* **Exercise**
Output each entry that follows exactly. Images stay out.

※

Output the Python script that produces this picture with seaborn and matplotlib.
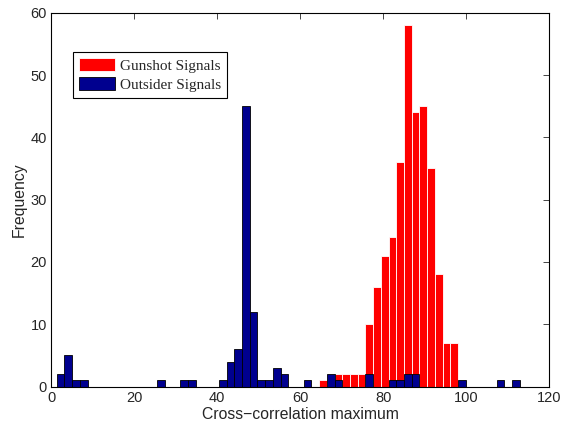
import numpy as np
import pandas as pd
import matplotlib
matplotlib.use("Agg")
import matplotlib.pyplot as plt
import seaborn as sns

# histogram bins (60 bins, like MATLAB hist)
bin_start = 1.3
bin_width = 1.86
n_bins = 60

# bin index -> count
gunshot_bins = [34, 35, 36, 37, 38, 39, 40, 41, 42, 43, 44, 45, 46, 47, 48, 49, 50, 51]
gunshot_counts = [1, 1, 2, 2, 2, 2, 10, 16, 21, 24, 36, 58, 44, 45, 35, 18, 7, 7]

outsider_bins = [0, 1, 2, 3, 13, 16, 17, 21, 22, 23, 24, 25, 26, 27, 28, 29,
                 32, 35, 36, 40, 43, 44, 45, 46, 52, 57, 59]
outsider_counts = [2, 5, 1, 1, 1, 1, 1, 1, 4, 6, 45, 12, 1, 1, 3, 2,
                   1, 2, 1, 2, 1, 1, 2, 2, 1, 1, 1]

edges = bin_start + bin_width * np.arange(n_bins + 1)
centers = edges[:-1] + bin_width / 2
brange = (edges[0], edges[-1])

# one row per observation, at its bin centre
gun = pd.DataFrame({'x': np.repeat(centers[gunshot_bins], gunshot_counts)})
out = pd.DataFrame({'x': np.repeat(centers[outsider_bins], outsider_counts)})

sns.set_style("white")
plt.rcParams['font.family'] = ['Liberation Sans', 'DejaVu Sans']

fig = plt.figure(figsize=(5.63, 4.24), dpi=100)
ax = fig.add_axes([0.0911, 0.0884, 0.8846, 0.8816])

sns.histplot(data=gun, x='x', bins=n_bins, binrange=brange,
             color='#ff0000', alpha=1, edgecolor='white', linewidth=0.6,
             label='Gunshot Signals', ax=ax)
sns.histplot(data=out, x='x', bins=n_bins, binrange=brange,
             color='#00008f', alpha=1, edgecolor='black', linewidth=0.6,
             label='Outsider Signals', ax=ax)

ax.set_xlim(0, 120)
ax.set_ylim(0, 60)
ax.set_xticks(range(0, 121, 20))
ax.set_yticks(range(0, 61, 10))
ax.tick_params(direction='in', top=True, right=True, labelsize=10.5, length=4,
               width=0.6, pad=3)
for s in ax.spines.values():
    s.set_linewidth(0.8)
    s.set_color('black')
ax.set_xlabel('Cross\u2212correlation maximum', fontsize=11.3, labelpad=1.5)
ax.set_ylabel('Frequency', fontsize=11.3, labelpad=3)

leg = ax.legend(loc='upper left', bbox_to_anchor=(0.0435, 0.895), frameon=True,
                fancybox=False, edgecolor='black', framealpha=1,
                prop={'family': 'Liberation Serif', 'size': 11},
                handlelength=2.3, handleheight=0.92, borderpad=0.42,
                labelspacing=0.28, handletextpad=0.35, borderaxespad=0)
leg.get_frame().set_linewidth(0.8)

fig.savefig('out.png', dpi=100)
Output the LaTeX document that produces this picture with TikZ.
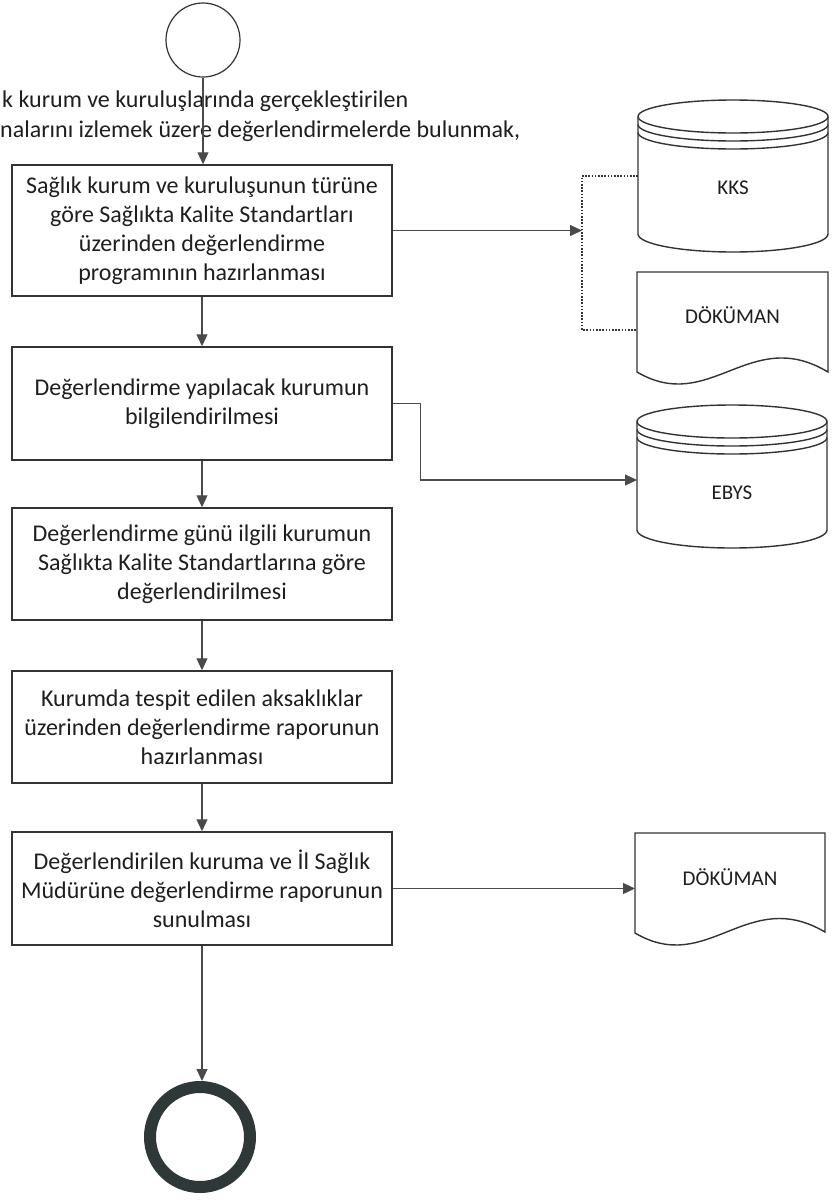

※

* **Written answer**
Output the Python script that produces this picture with seaborn and matplotlib.
import numpy as np
import pandas as pd
import matplotlib
matplotlib.use("Agg")
import matplotlib.pyplot as plt
import seaborn as sns

# histogram bins (60 bins, like MATLAB hist)
bin_start = 1.3
bin_width = 1.86
n_bins = 60

# bin index -> count
gunshot_bins = [34, 35, 36, 37, 38, 39, 40, 41, 42, 43, 44, 45, 46, 47, 48, 49, 50, 51]
gunshot_counts = [1, 1, 2, 2, 2, 2, 10, 16, 21, 24, 36, 58, 44, 45, 35, 18, 7, 7]

outsider_bins = [0, 1, 2, 3, 13, 16, 17, 21, 22, 23, 24, 25, 26, 27, 28, 29,
                 32, 35, 36, 40, 43, 44, 45, 46, 52, 57, 59]
outsider_counts = [2, 5, 1, 1, 1, 1, 1, 1, 4, 6, 45, 12, 1, 1, 3, 2,
                   1, 2, 1, 2, 1, 1, 2, 2, 1, 1, 1]

edges = bin_start + bin_width * np.arange(n_bins + 1)
centers = edges[:-1] + bin_width / 2
brange = (edges[0], edges[-1])

# one row per observation, at its bin centre
gun = pd.DataFrame({'x': np.repeat(centers[gunshot_bins], gunshot_counts)})
out = pd.DataFrame({'x': np.repeat(centers[outsider_bins], outsider_counts)})

sns.set_style("white")
plt.rcParams['font.family'] = ['Liberation Sans', 'DejaVu Sans']

fig = plt.figure(figsize=(5.63, 4.24), dpi=100)
ax = fig.add_axes([0.0911, 0.0884, 0.8846, 0.8816])

sns.histplot(data=gun, x='x', bins=n_bins, binrange=brange,
             color='#ff0000', alpha=1, edgecolor='white', linewidth=0.6,
             label='Gunshot Signals', ax=ax)
sns.histplot(data=out, x='x', bins=n_bins, binrange=brange,
             color='#00008f', alpha=1, edgecolor='black', linewidth=0.6,
             label='Outsider Signals', ax=ax)

ax.set_xlim(0, 120)
ax.set_ylim(0, 60)
ax.set_xticks(range(0, 121, 20))
ax.set_yticks(range(0, 61, 10))
ax.tick_params(direction='in', top=True, right=True, labelsize=10.5, length=4,
               width=0.6, pad=3)
for s in ax.spines.values():
    s.set_linewidth(0.8)
    s.set_color('black')
ax.set_xlabel('Cross\u2212correlation maximum', fontsize=11.3, labelpad=1.5)
ax.set_ylabel('Frequency', fontsize=11.3, labelpad=3)

leg = ax.legend(loc='upper left', bbox_to_anchor=(0.0435, 0.895), frameon=True,
                fancybox=False, edgecolor='black', framealpha=1,
                prop={'family': 'Liberation Serif', 'size': 11},
                handlelength=2.3, handleheight=0.92, borderpad=0.42,
                labelspacing=0.28, handletextpad=0.35, borderaxespad=0)
leg.get_frame().set_linewidth(0.8)

fig.savefig('out.png', dpi=100)
Output the LaTeX document that produces this picture with TikZ.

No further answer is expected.